Get this crazy sound and ride with the frog each time you get a call!
www.crazyfrog.com
Amazon sell books & CDs
And I know you know already, but I get commission if you click here, OK?
www.blogwhore.net
I despair at the continuing creep of the mighty blogad. This feeling is especially strong on days when I log in to what used to be a nice homely blog with quality content, only to find that it's mutated overnight into a tacky cheapened blog with 80% quality content and 20% ugly advertising. Up below the blog title, look, there's a row of Google-based text ads related vaguely to the content of recent posts. Halfway down the screen there's an intrusive advertising panel which (scroll scroll scroll) interrupts the flow of the page. Over there in the sidebar, high above the original blogroll, there's a distracting animated rectangle linking to some distant and irrelevant site about lipstick or car loans or something foreign. Somewhere high up, probably in the zone of greatest click-through profitability, the page is blighted by a series of finely-tuned 'sponsored links'. And, lurking off to one side, some whizzy Flash-based graphic has added invaluable extra seconds to the time it's taken this newly ad-infested website to download. According to Sally, this is the future.
Now, I'm not here to name and shame any individual ad-bloggers out there, because incorporating adverts into one's own website is a matter of personal choice. If you want to earn a bit of money as a reward for your writing, then good for you.
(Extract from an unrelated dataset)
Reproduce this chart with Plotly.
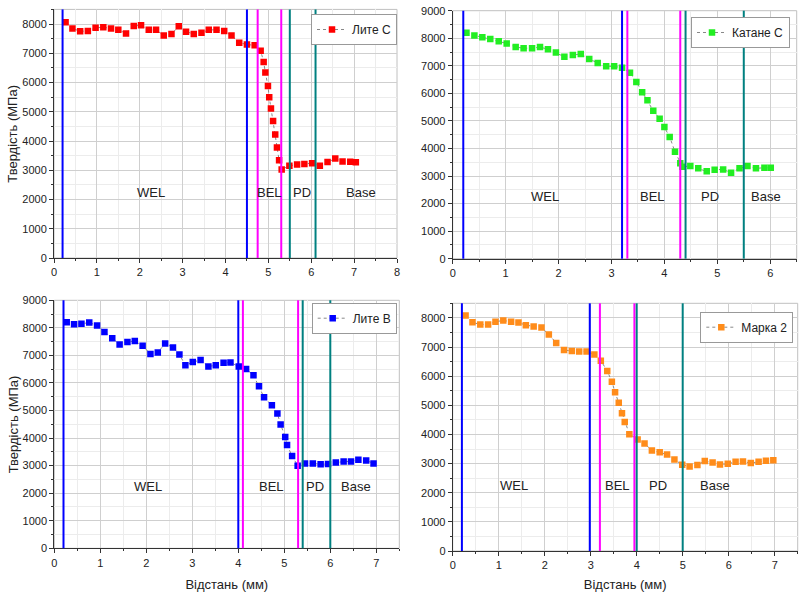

And if the adverts you display are for yourown merchandise or for a book to which you've contributed, then that's great. But I'm saddened every time another blogger succumbs to the lure of effortless conscience-free blogad cash. A newly ad-splattered website both feels and looks cheaper than the pre-ad original, and all for a meagre monthly income. It's like watching a favourite programme on Sky, only to find that it's been ruthlessly sliced up into incoherent segments to make way for unyielding commercial breaks.
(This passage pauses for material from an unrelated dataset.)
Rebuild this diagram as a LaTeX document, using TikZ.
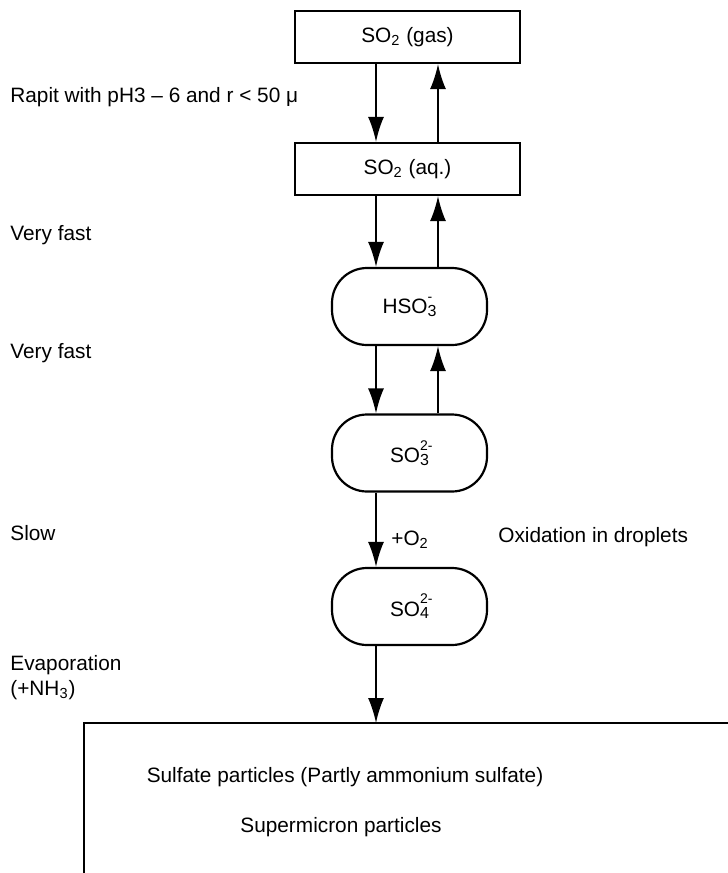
\documentclass[tikz,border=0pt]{standalone}
\usepackage{fontspec}
\setmainfont{Liberation Sans}
\usetikzlibrary{arrows.meta}

% charge over index, e.g. SO_4^{2-}
\newcommand{\ionidx}[2]{\rlap{\raisebox{6.3pt}{\fontsize{7}{7}\selectfont #2}}\raisebox{-1.2pt}{\fontsize{8}{8}\selectfont #1}}

\begin{document}
\begin{tikzpicture}[x=0.5pt, y=-0.5pt,
  font=\fontsize{10.4}{12.4}\selectfont,
  box/.style={draw, line width=1.1pt, minimum width=112.5pt, minimum height=26pt},
  ionbox/.style={draw, line width=1.1pt, rounded corners=17.5pt, minimum width=77.5pt, minimum height=38.5pt},
  flow/.style={line width=0.9pt, -{Latex[length=12.5pt,width=8pt]}},
  note/.style={anchor=west, inner sep=0pt}]
\useasboundingbox (0,0) rectangle (728,873);

% species
\node[box] (gas) at (407.5,37) {SO\textsubscript{2} (gas)};
\node[box] (aq) at (407.5,169) {SO\textsubscript{2} (aq.)};
\node[ionbox] (hso) at (409.5,306.5) {HSO\ionidx{3}{-}};
\node[ionbox] (so3) at (409.5,453) {SO\ionidx{3}{2-}};
\node[ionbox] (so4) at (409.5,606.5) {SO\ionidx{4}{2-}};

% particle box (open at right and bottom)
\draw[line width=1.1pt] (84,873) -- (84,723) -- (728,723);
\coordinate (sink) at (376,723);
\node (sulfate) at (345,777) {Sulfate particles (Partly ammonium sulfate)};
\node (supermicron) at (341,827) {Supermicron particles};

% reaction arrows
\coordinate (down) at (376,0);
\coordinate (up) at (438,0);
\draw[flow] (gas.south -| down) -- (aq.north -| down);
\draw[flow] (aq.north -| up) -- (gas.south -| up);
\draw[flow] (aq.south -| down) -- (hso.north -| down);
\draw[flow] (hso.north -| up) -- (aq.south -| up);
\draw[flow] (hso.south -| down) -- (so3.north -| down);
\draw[flow] (so3.north -| up) -- (hso.south -| up);
\draw[flow] (so3.south -| down) -- (so4.north -| down);
\draw[flow] (so4.south -| down) -- (sink);

% rates
\node[note] (rapid) at (10,97) {Rapit with pH3 -- 6 and r < 50 μ};
\node[note] (fast1) at (10,235) {Very fast};
\node[note] (fast2) at (10,353) {Very fast};
\node[note] (slow) at (10,533) {Slow};
\node[note] (evap) at (10,665) {Evaporation};
\node[note] (nh3) at (10,690) {(+NH\textsubscript{3})};
\node[note] (o2) at (391,540) {+O\textsubscript{2}};
\node[note] (oxid) at (498,537) {Oxidation in droplets};
\end{tikzpicture}
\end{document}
Rest assured that I have no intention of abdicating responsibility for my own blog's content. I shan't be violating my integrity just to have some nasty adverts shoved where the research says they'll have the greatest visual impact. I want the links on my website to be those that I choose, not links that a commercial robot has chosen on my behalf without my consent. If for some reason I choose to write about laminate flooring, for example, then I don't want a row of cheap adverts for laminate flooring suppliers cluttering up my website for days to come. I'm not out to earn pin money from poor misguided readers who'd rather click on my adverts than read what I have to say. In short I want editorial control, not a paltry income and diminished respect from my regular readers. And I'm delighted to see that the great majority of the blogs I read still choose to operate in the same profit-free environment. Sorry Sally, but you'll have to look elsewhere.